The Will boys, now 9 and 7, caught their first fish (bluegills) a few years ago at Eric Sevareid's pond in rural Virginia. They caught them the way first fish ought to be caught, with bamboo poles and worms. But as Eric, a passionate fisherman, would be the first to insist, there are fish and then there are trout; and there is fishing and then there is fishing with flies. A mature rainbow, dancing on its tail on the surface of the water to express the prejudice of its species agains hooks in the mouth, is an almost perfect embodiment of the components of life: earth, air, fire and water.
The Will boys were across the lake when my soul mate from Denver, Michael Shaffer, 6, made his first cast of the morning and instantly hooked something big. From Michael's father came, instantly, four carefully measured but heartfelt words--a plea, not advice--"DON'T REEL IT IN!" The "it" was Michael's father, in whose thigh the fly was implanted.
Michael's father has a lawyer's job but a mountain man's soul, so he fished all morning with the fly in his thigh. Then we made our regular stop at one of Aspen's laid-back doctors, who removed part of the hook and suggested that Michael's father think of the rest of the hook as shrapnel.
Fishing with children is more dangerous to parents than to fish, but there is a bigger danger. It is that too many people will reach adulthood without experiencing the instruction of time spent with nature. Such time is important to the development of something without which we cannot live well: piety.
"Piety," says James M. Gustafson of the University of Chicago Divinity School, "is a fundamental stance toward what is given in the world and human life: it is an attitude or disposition of respect, awe and even devotion that is evoked by human experience of dependence on powers we do not create and cannot fully master." By piety, Gustafson means neither plousness (pretentious display of religiosity) nor pietism (the religious movement that strives to engender a high pitch of emotion) nor the "fleeting emotions evoked by the glory of a sunset over New Mexican mesas." Rather, he means "a profound sense fo dependence that comes with the recognition that, for all our human achievements, that world was brought into being by powers long before the emergence of our species; that the continuation of life relies upon powers that are not fully in human control; and that the destiny of the universe is not in human hands."
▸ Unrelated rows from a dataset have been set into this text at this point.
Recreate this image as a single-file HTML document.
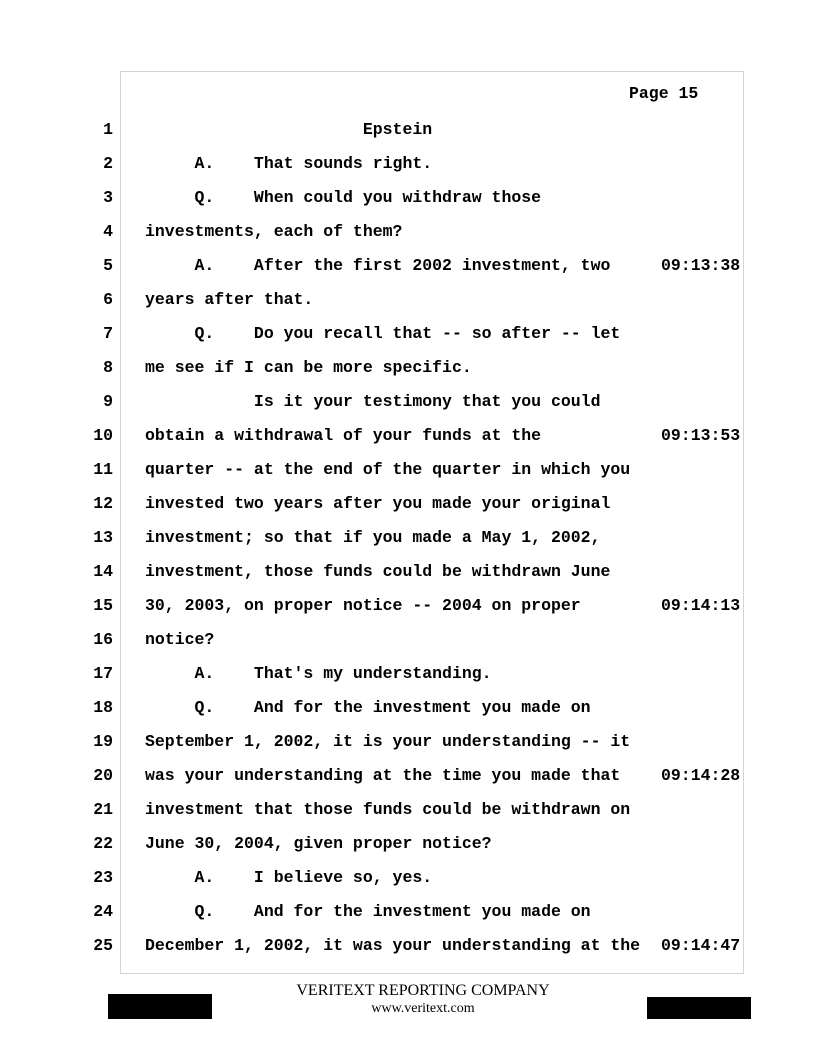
<!DOCTYPE html>
<html><head><meta charset="utf-8"><style>
body{margin:0;width:816px;height:1056px;background:#fff;position:relative;overflow:hidden}
.box{position:absolute;left:120px;top:71px;width:624px;height:903px;border:1px solid #d4d4d4;box-sizing:border-box}
.l{position:absolute;font-family:"Liberation Mono",monospace;font-weight:bold;font-size:16.5px;line-height:20px;white-space:pre;color:#000}
.n{position:absolute;left:80px;width:33px;text-align:right;font-family:"Liberation Mono",monospace;font-weight:bold;font-size:16.5px;line-height:20px}
.t{left:661px}
.f{position:absolute;width:816px;left:15px;text-align:center;font-family:"Liberation Serif",serif;color:#000}
.k{position:absolute;background:#000}
</style></head><body>
<div class="box"></div>
<div class="l" style="left:629px;top:84px">Page 15</div>
<div id="c"></div>
<div class="f" style="top:982px;font-size:16px">VERITEXT REPORTING COMPANY</div>
<div class="f" style="top:1001px;font-size:14px">www.veritext.com</div>
<div class="k" style="left:108px;top:994px;width:104px;height:25px"></div>
<div class="k" style="left:647px;top:997px;width:104px;height:22px"></div>
<script>
var L=["                      Epstein",
"     A.    That sounds right.",
"     Q.    When could you withdraw those",
"investments, each of them?",
"     A.    After the first 2002 investment, two",
"years after that.",
"     Q.    Do you recall that -- so after -- let",
"me see if I can be more specific.",
"           Is it your testimony that you could",
"obtain a withdrawal of your funds at the",
"quarter -- at the end of the quarter in which you",
"invested two years after you made your original",
"investment; so that if you made a May 1, 2002,",
"investment, those funds could be withdrawn June",
"30, 2003, on proper notice -- 2004 on proper",
"notice?",
"     A.    That's my understanding.",
"     Q.    And for the investment you made on",
"September 1, 2002, it is your understanding -- it",
"was your understanding at the time you made that",
"investment that those funds could be withdrawn on",
"June 30, 2004, given proper notice?",
"     A.    I believe so, yes.",
"     Q.    And for the investment you made on",
"December 1, 2002, it was your understanding at the"];
var T={5:"09:13:38",10:"09:13:53",15:"09:14:13",20:"09:14:28",25:"09:14:47"};
var h="";
for(var i=0;i<25;i++){var y=120+i*34;
h+='<div class="n" style="top:'+y+'px">'+(i+1)+'</div><div class="l" style="left:145px;top:'+y+'px">'+L[i]+'</div>';
if(T[i+1])h+='<div class="l t" style="top:'+y+'px">'+T[i+1]+'</div>';}
document.getElementById("c").innerHTML=h;
</script>
</body></html>
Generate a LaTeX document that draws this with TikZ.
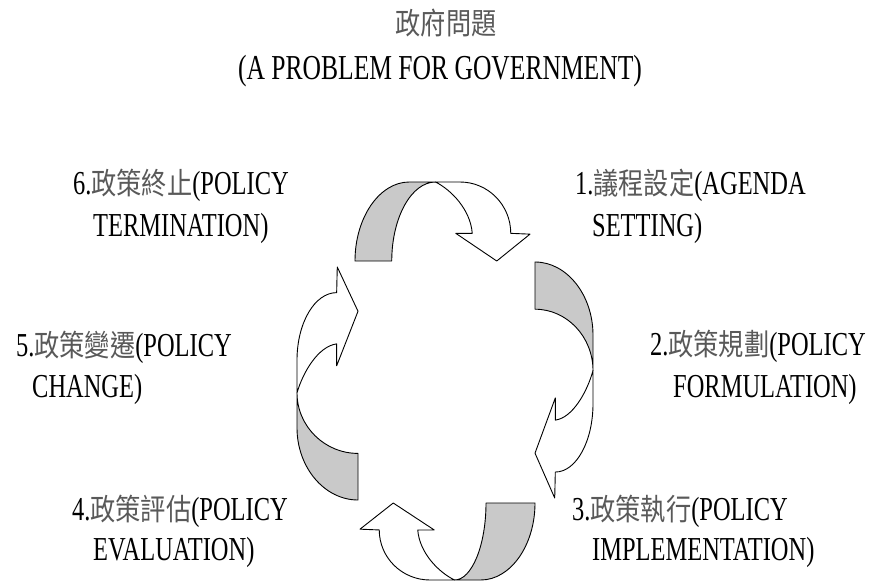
\documentclass[tikz,border=0pt]{standalone}
\usepackage{fontspec}
\setmainfont{Liberation Serif}[FakeStretch=0.73]
\newfontfamily\cjkfont{Noto Sans CJK TC}[FakeStretch=0.84]
\newcommand\zh[1]{{\cjkfont\fontsize{30}{36}\selectfont\color{black!65}#1}}
\newcommand\twarrow[1]{%
  \filldraw[grayband] (0,0) .. controls (0,0.55) and (0.14,1) .. (0.31,1) -- (0.46,1)
    .. controls ({0.46-0.55*(0.46-#1)},1) and (#1,0.55) .. (#1,0) -- cycle;
  \filldraw[whiteband] (0.46,1) -- (0.6,1) .. controls (0.76,1) and (0.89,0.71) .. (0.89,0.35)
    -- (1,0.34) -- (0.81,0) -- (0.576,0.35) -- (0.67,0.35)
    .. controls (0.66,0.65) and (0.55,0.9) .. (0.46,1) -- cycle;
}
\tikzset{
  grayband/.style={fill=black!21, draw=black, line width=0.9pt, line join=round},
  whiteband/.style={fill=white, draw=black, line width=0.9pt, line join=round},
  titletext/.style={inner sep=0pt, font=\fontsize{35}{42}\selectfont},
  labeltext/.style={inner sep=0pt, anchor=base west, font=\fontsize{33.5}{41}\selectfont},
}
\begin{document}
\begin{tikzpicture}[x=1pt,y=1pt]
\useasboundingbox (0,0) rectangle (875,582);
% title
\node[titletext, anchor=base] (t1) at (446,547) {\zh{政府問題}};
\node[titletext, anchor=base] (t2) at (440,502) {(A PROBLEM FOR GOVERNMENT)};
% arrows
\begin{scope}[shift={(355,321)}, rotate=0, xscale=175, yscale=79]
  \twarrow{0.21}
\end{scope}
\begin{scope}[shift={(535,320)}, rotate=-90, xscale=236, yscale=58]
  \twarrow{0.20}
\end{scope}
\begin{scope}[shift={(535,79)}, rotate=180, xscale=175, yscale=77]
  \twarrow{0.28}
\end{scope}
\begin{scope}[shift={(358,82)}, rotate=90, xscale=233, yscale=61]
  \twarrow{0.20}
\end{scope}
% labels
\node[labeltext] (l6a) at (73,387) {6.\zh{政策終止}(POLICY};
\node[labeltext] (l6b) at (93,345) {TERMINATION)};
\node[labeltext] (l1a) at (575,387) {1.\zh{議程設定}(AGENDA};
\node[labeltext] (l1b) at (592,345) {SETTING)};
\node[labeltext] (l5a) at (16,226) {5.\zh{政策變遷}(POLICY};
\node[labeltext] (l5b) at (32,185) {CHANGE)};
\node[labeltext] (l2a) at (650,227) {2.\zh{政策規劃}(POLICY};
\node[labeltext] (l2b) at (673,185) {FORMULATION)};
\node[labeltext] (l4a) at (72,62) {4.\zh{政策評估}(POLICY};
\node[labeltext] (l4b) at (93,22) {EVALUATION)};
\node[labeltext] (l3a) at (572,62) {3.\zh{政策執行}(POLICY};
\node[labeltext] (l3b) at (592,22) {IMPLEMENTATION)};
\end{tikzpicture}
\end{document}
Most of us, most of the time, lead lives that narrow our minds to a small gauge appropriate to our daily purposes. But, mysteriously, it is somehow enlarging to focus all one's being on the task of tricking a trout into striking a tiny bit of metal and feather and thread.
Fishing is a way of turning one's back on "the world"--that being, as Charles Dickens said, "a conventional phrase which signifieth all the rascals in it." Fishing in the shadow of great mountains and in running water is a sweet reminder that man is but a shadow and nations are but bubbles on the river of time. Fishing for trout in clear water is among life's most frustrating experiences. You can see your fly, and can see trout following your fly and disdainfully curling their lips at it.
Fishing is especially good for the unformed souls of children, who are never too young to learn what trout-fishing teaches, the lesson that there is generally a considerable gap between one's inclinations and the world's willingness to see them realized. Trout are much like children: they are often willful, capricious and maddeningly disinclined to eat what is put in front of them.